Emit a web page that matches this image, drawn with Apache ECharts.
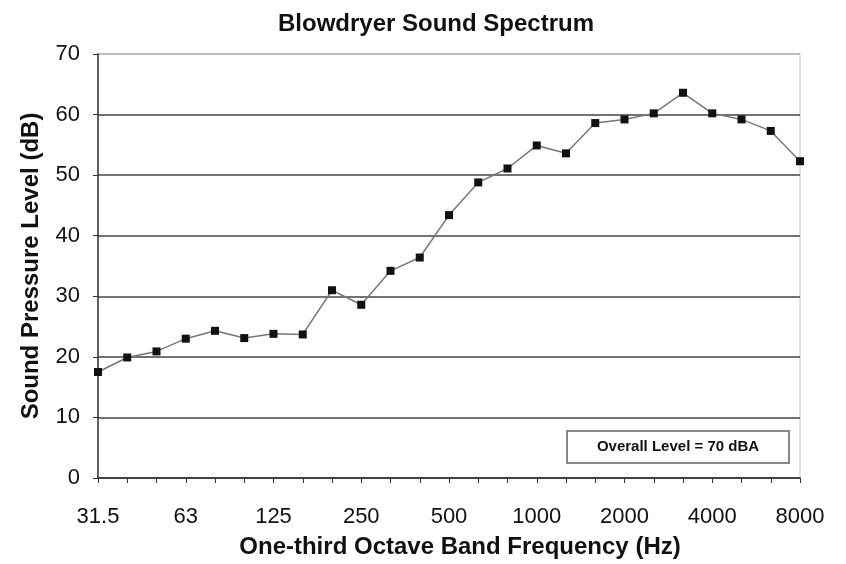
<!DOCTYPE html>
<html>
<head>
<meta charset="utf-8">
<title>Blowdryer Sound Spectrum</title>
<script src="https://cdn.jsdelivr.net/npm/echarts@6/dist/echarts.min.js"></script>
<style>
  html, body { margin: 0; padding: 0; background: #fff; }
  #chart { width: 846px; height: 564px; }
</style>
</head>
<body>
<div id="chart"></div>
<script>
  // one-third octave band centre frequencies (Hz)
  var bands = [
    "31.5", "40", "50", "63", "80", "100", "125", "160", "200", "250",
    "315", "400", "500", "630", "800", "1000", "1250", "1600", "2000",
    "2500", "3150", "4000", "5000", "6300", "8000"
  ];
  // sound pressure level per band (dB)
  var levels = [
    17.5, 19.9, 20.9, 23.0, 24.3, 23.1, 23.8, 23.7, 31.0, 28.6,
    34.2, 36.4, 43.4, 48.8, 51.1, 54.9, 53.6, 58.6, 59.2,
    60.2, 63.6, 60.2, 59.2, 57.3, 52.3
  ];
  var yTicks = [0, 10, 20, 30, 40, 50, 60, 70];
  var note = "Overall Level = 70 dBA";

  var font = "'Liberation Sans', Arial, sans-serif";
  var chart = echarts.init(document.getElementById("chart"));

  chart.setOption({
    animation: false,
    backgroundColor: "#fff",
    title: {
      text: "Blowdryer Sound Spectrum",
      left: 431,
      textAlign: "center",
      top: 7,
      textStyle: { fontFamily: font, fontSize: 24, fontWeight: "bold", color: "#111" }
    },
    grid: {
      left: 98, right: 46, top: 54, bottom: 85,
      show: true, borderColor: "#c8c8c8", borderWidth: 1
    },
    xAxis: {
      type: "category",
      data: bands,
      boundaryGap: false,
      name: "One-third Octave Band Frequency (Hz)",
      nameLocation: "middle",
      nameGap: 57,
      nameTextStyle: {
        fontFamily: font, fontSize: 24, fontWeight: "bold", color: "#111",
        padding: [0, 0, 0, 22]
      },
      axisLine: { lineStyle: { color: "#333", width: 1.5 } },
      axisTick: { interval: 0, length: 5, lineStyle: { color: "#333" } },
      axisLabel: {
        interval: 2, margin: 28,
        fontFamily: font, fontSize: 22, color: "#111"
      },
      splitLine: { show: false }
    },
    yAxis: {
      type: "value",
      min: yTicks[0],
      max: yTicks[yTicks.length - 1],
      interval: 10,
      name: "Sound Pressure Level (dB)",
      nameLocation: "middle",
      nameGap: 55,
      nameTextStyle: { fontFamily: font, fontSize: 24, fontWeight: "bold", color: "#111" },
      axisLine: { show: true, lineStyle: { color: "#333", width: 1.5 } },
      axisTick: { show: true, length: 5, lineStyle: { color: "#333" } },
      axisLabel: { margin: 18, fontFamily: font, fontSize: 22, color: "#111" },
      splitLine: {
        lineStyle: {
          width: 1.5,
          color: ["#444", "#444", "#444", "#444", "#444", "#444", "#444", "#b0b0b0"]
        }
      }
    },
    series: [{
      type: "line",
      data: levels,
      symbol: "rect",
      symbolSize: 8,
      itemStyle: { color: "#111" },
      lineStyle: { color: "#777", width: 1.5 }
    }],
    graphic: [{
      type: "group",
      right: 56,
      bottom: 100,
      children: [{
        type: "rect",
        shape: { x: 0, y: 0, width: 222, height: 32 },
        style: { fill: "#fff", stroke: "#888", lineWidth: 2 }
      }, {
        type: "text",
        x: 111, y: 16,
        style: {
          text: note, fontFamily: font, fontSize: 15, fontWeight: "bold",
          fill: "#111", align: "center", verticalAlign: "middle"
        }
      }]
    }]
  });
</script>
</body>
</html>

—————

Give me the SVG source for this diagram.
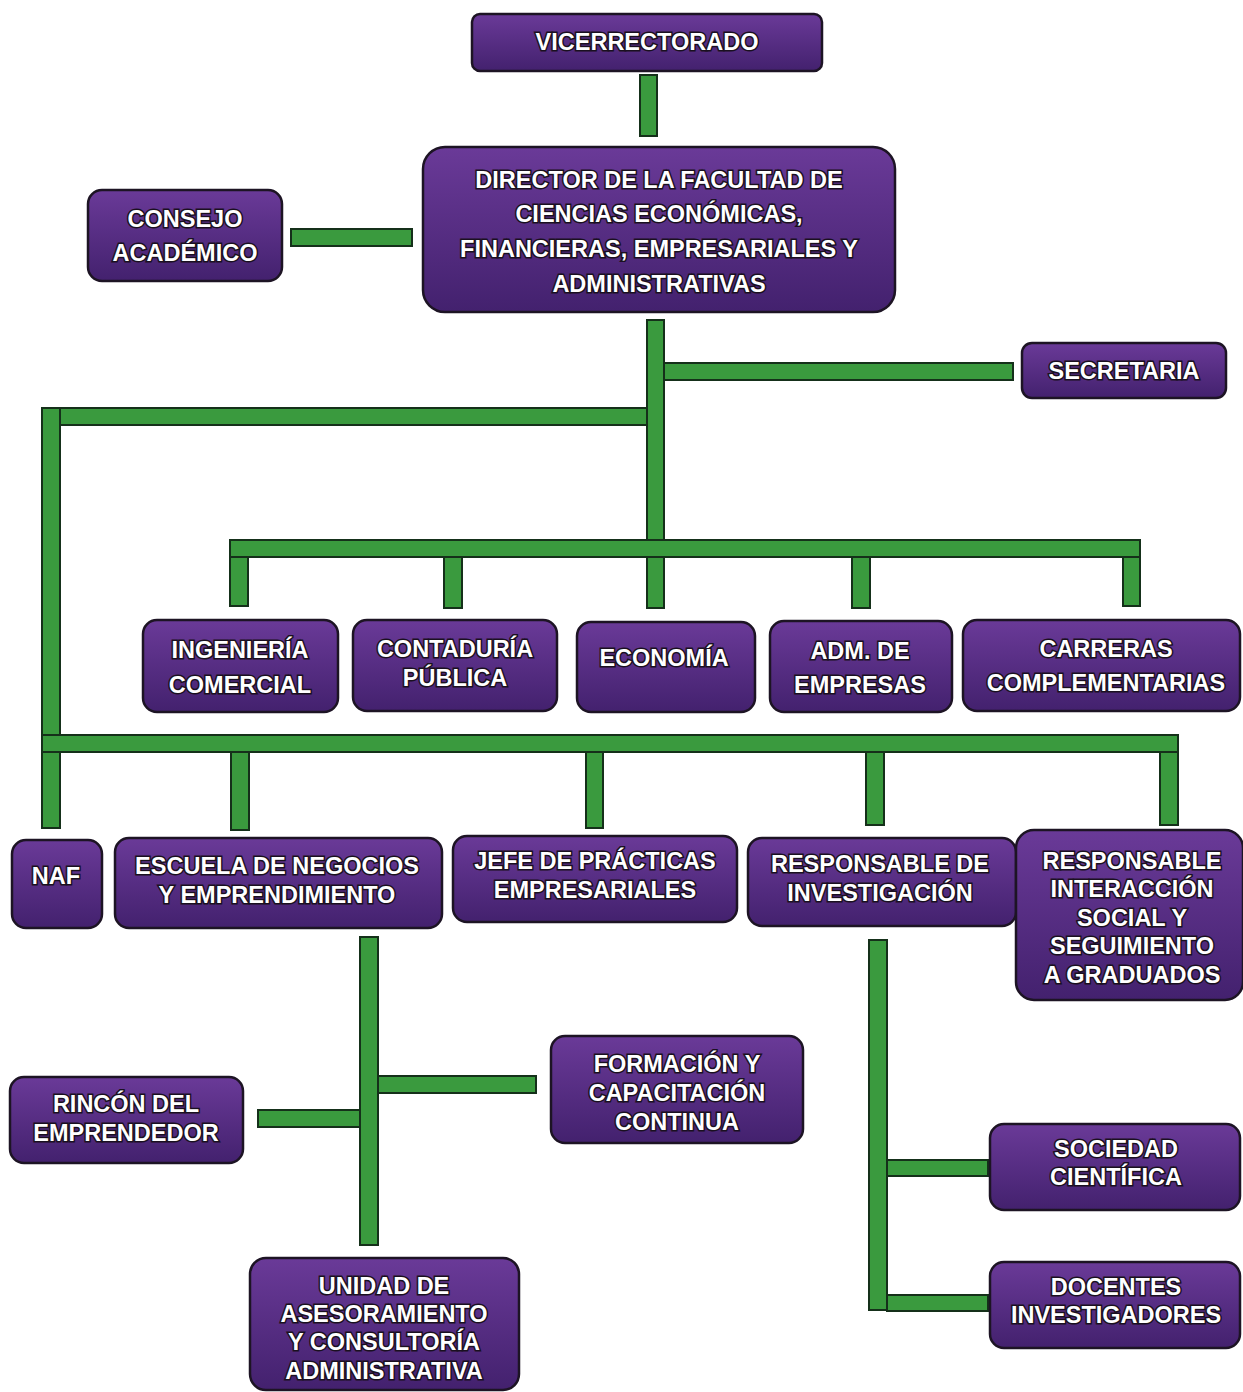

—————

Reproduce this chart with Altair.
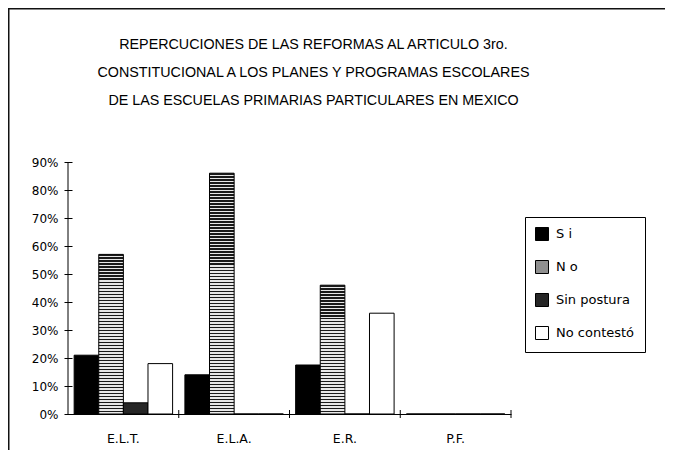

—————

TASK REQUIREMENTS ::
Look over the listing above. Pick out and copy every line that includes "this".

EXERCISE RESULT ::
Emit a web page that matches this image, drawn with Apache ECharts.
Give me the SVG source for this diagram.
Reproduce this chart with Altair.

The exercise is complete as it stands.